Of course, the movie wouldn’t be what it is without Joaquin Phoenix, a Puerto Rican-born actor, famous for his previous roles in Her, You Were Never Really Here and The Master. He executed an Oscar-worthy performance. You could really see he was fully devoted, mentally and physically, to play this role. He was urged by Phillips to lose a lot of weight and he took it to the extreme, losing 54 pounds (24 kilograms) in a short period of time. Joaquin said: “As it turns out, that impacts your psychology, and you really start to go mad when you lose that much weight in that amount of time.” In the end, I think we can all agree he is a worthy successor to Heath Ledger, who portrayed the mad villain in the 2008 adaptation of Batman, The Dark Knight.
The reason why this is the most divisive movie of the year is because of the polarizing opinions by the fans and the critics. It received an overwhelming response by the fans, who are saying that it is a serious contender to win the Academy Award for Best Picture.
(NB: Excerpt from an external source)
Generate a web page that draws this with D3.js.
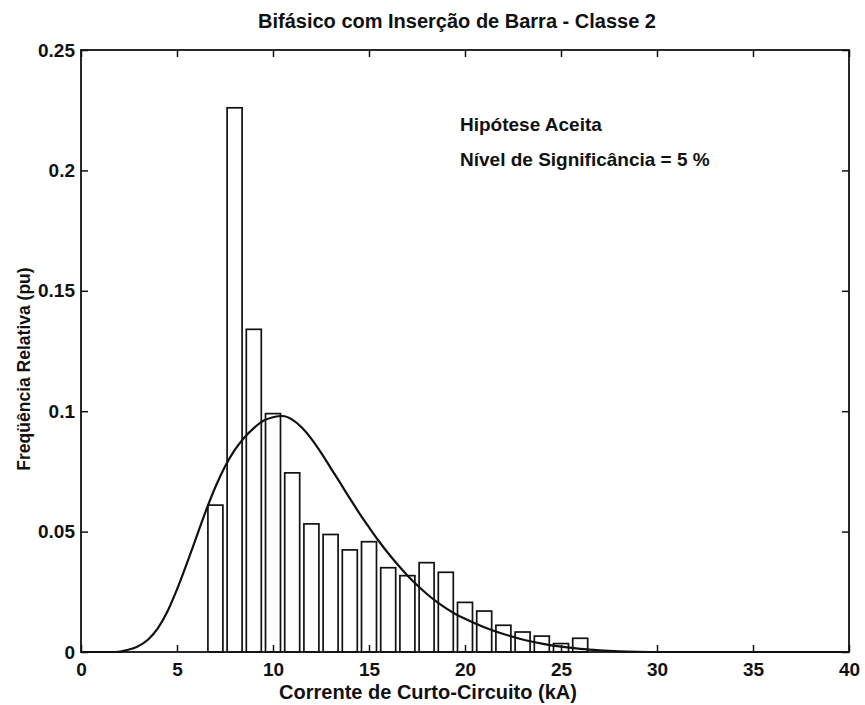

When it comes to the critics, it received mixed reviews, with some saying Joaquin is acting too hard, some calling the movie predictable and some saying that it’s just not interesting. Of course, there are a lot of positive critic reviews, praising Joaquin’s acting and calling it a masterpiece. Whether you like the movie or not, it is definitely a movie that will be talked about for a long time.
“Joker is definitely a gloomy and gritty take on the genre.”
It’s fearless, violent and provocative and because of that it deserves its R rating. I felt deeply disturbed and unsettled while watching the movie, especially during the second part. It’s heartbreaking to watch a man’s mind slowly crumble under the weight of society. You can’t help but feel bad for Arthur, even though you know his actions are horrible. But the most terrifying thing about the movie is the fact that this is the reality we live in, a world where the rich get richer and the poor get poorer.